Por Eloy Garza González.
El mayor problema de las campañas de Nuevo León lo explica muy bien una vieja película de 1934: “El compadre Mendoza”, dirigida por Fernando de Fuentes. Se trata de un film de culto, considerado por muchos (me incluyo) el mejor de toda la historia del cine mexicano.
El protagonista se llama Rosalío Mendoza. Es dueño de una hacienda próspera, gracias a los negocios que cierra cambiando de bando una y otra vez, como se muda de camisa y de sombrero charro.
Si Rosalío divisa a lo lejos que se aproxima a su hacienda el ejército huertista, el cacique cuelga en su sala una fotografía de Victoriano Huerta. Pero si llega a su hacienda un piquete de soldados zapatistas, cuelga en su sala una foto de Emiliano Zapata. Ambos bandos son agasajados con “chicharrones, barbacoa, mezcal y muchas tortillas” (a los generales los apapacha con coñac Hennessy).
Irónico (así se expresa en cada escena donde aparece), Rosalío dice a sí mismo que “la fe en una causa justa lo vuelve a uno muy águila”. Desde luego, la causa justa para Rosalío es hacer negocios jugosos con todos los bandos sin excepción. Él le llama a eso “negocitos oportunos”. Yo lo llamo más bien: oportunismo.
Lo que sigue en la película es una tragedia propia de Shakespeare: Rosalío se hace compadre del general zapatista Felipe Nieto. Forjan una amistad entrañable: beben, charlan, apuestan al póquer y Felipe juega “a los caballitos” con su pequeño ahijado. Un paraíso terrenal de no ser porque los enemigos huertistas le ordenan a Rosalío tenderle una trampa a su querido compadre, para asesinarlo como un perro.

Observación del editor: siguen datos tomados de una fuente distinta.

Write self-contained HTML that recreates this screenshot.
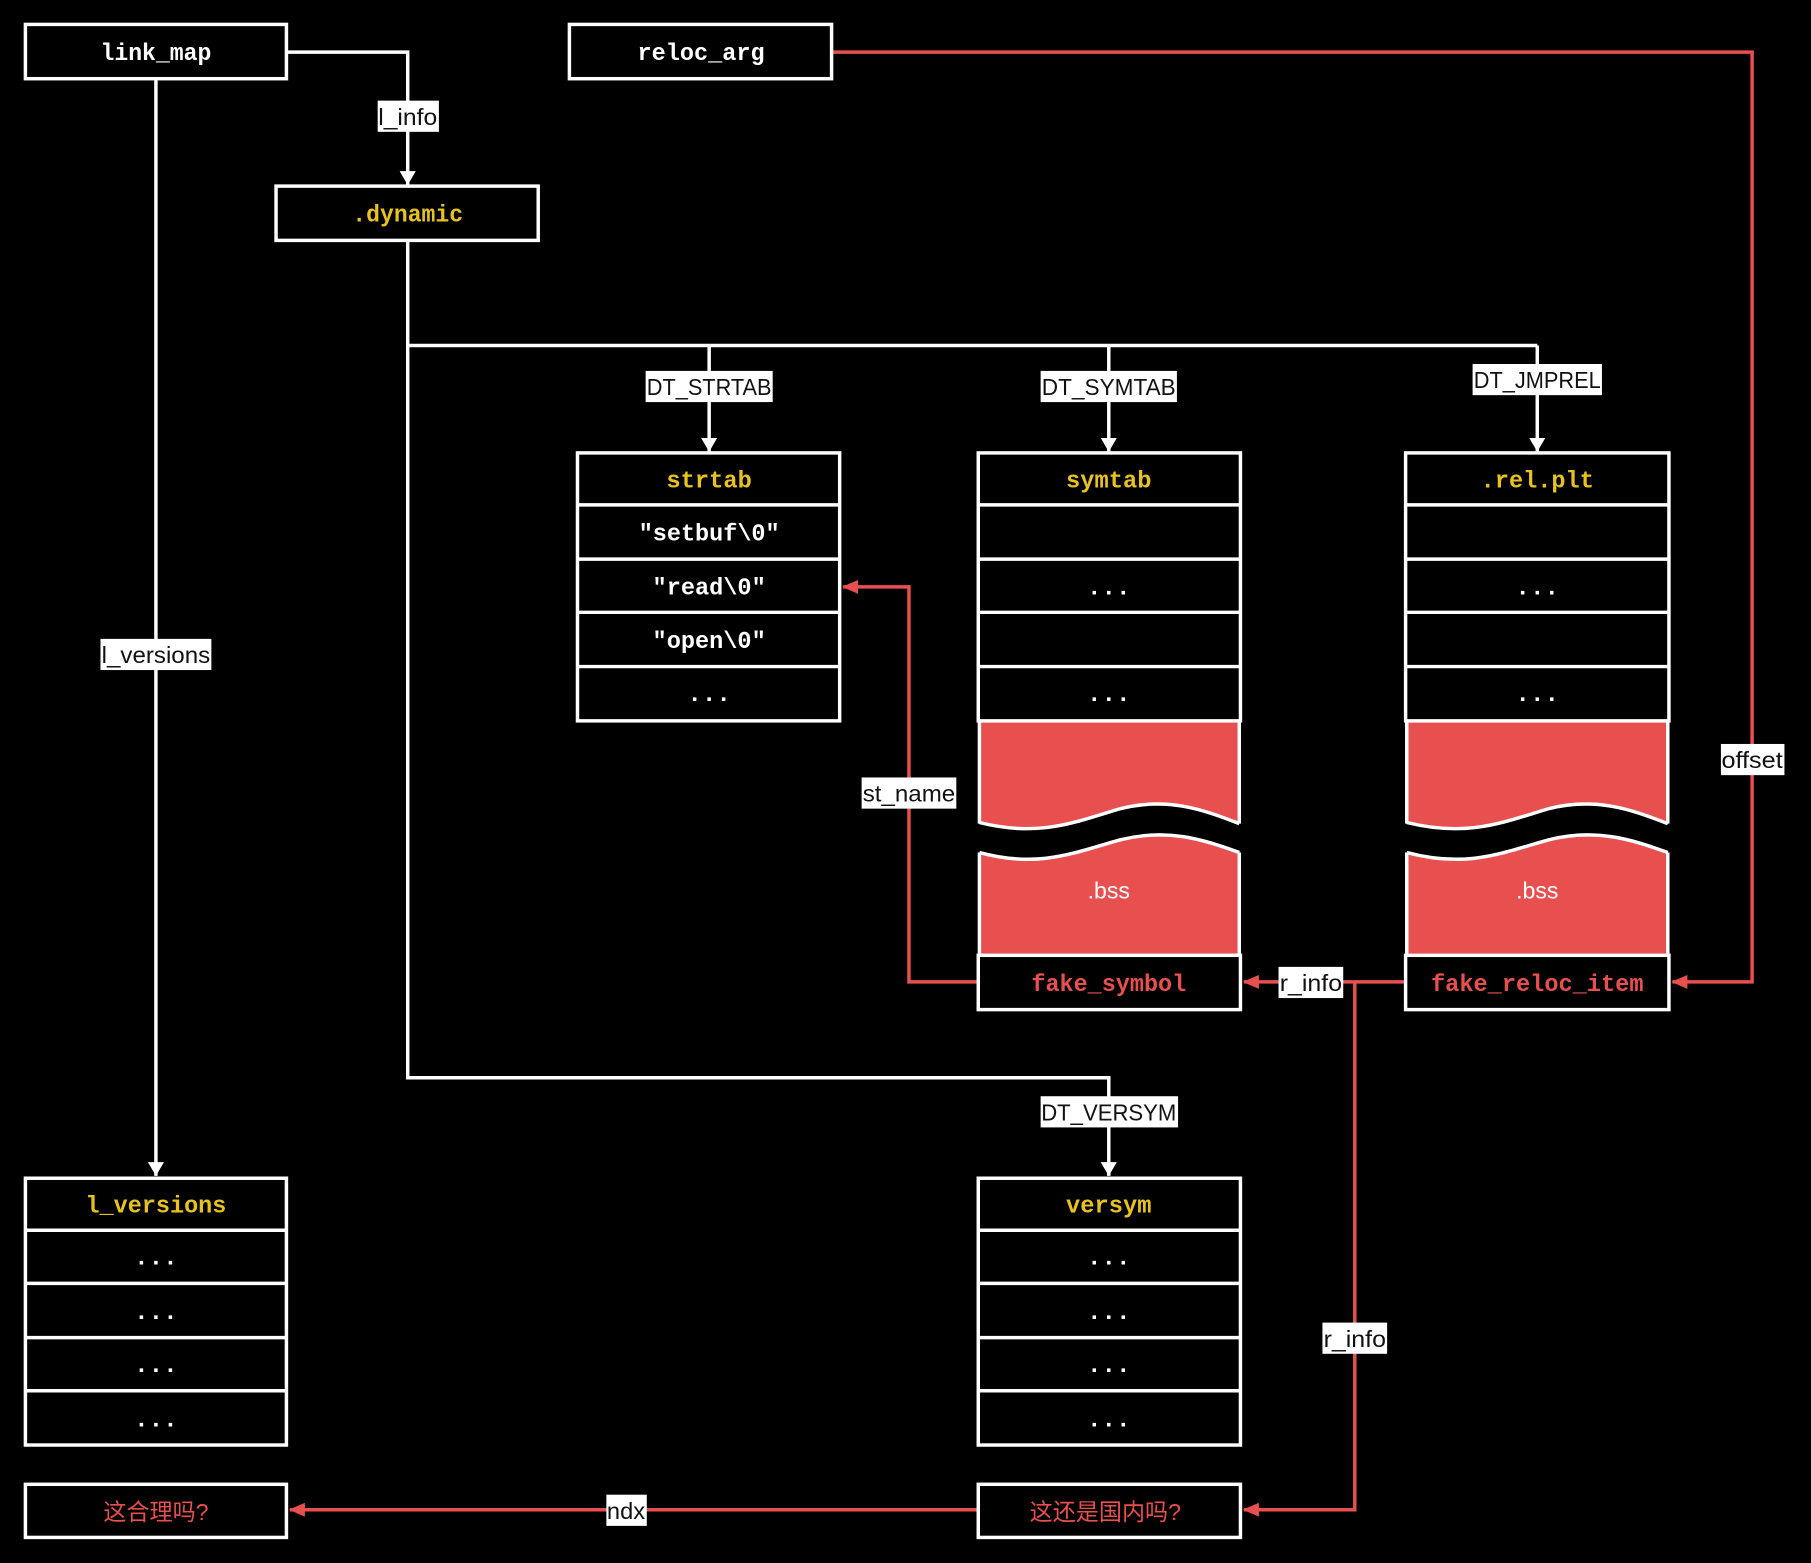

En la película se culpa directamente a Rosalío por cambiar de partido una y otra vez. En realidad, para mí, la culpa la tiene Felipe Nieto. ¿Por qué? Simple: por no pedirle a su compadre que renuncie de manera definitiva, al otro bando y le ofrezca su lealtad irrestricta y sin sombras.
Mudarse de partido no es necesariamente malo. Cuando uno deja de creer en un bando, puede cambiar de montura, pero no puede jinetear dos caballos al mismo tiempo. Si yo ya no creo en una organización (un grupo, un instituto político, un culto, una empresa de superación personal), porque la siento corrompida, desviada o envilecida, renuncio a ella abiertamente y sin cortapisas.
El riesgo para quien recoge adhesiones a medias, tibiamente, como el general Felipe Nieto, sin pedir pruebas categóricas, resulta muy alto. Y la culpa es de Nieto, no de los arribistas que llegan a su bando sin romper claramente con el otro grupo. Nieto se justifica con una frase que es casi una declaración suicida: “la bola (es decir, la Revolución) se hace con los que tienen ganas. Ya algún día se nos hará justicia a los que peleamos por ideales”. Pues bueno, en el pecado llevó la penitencia.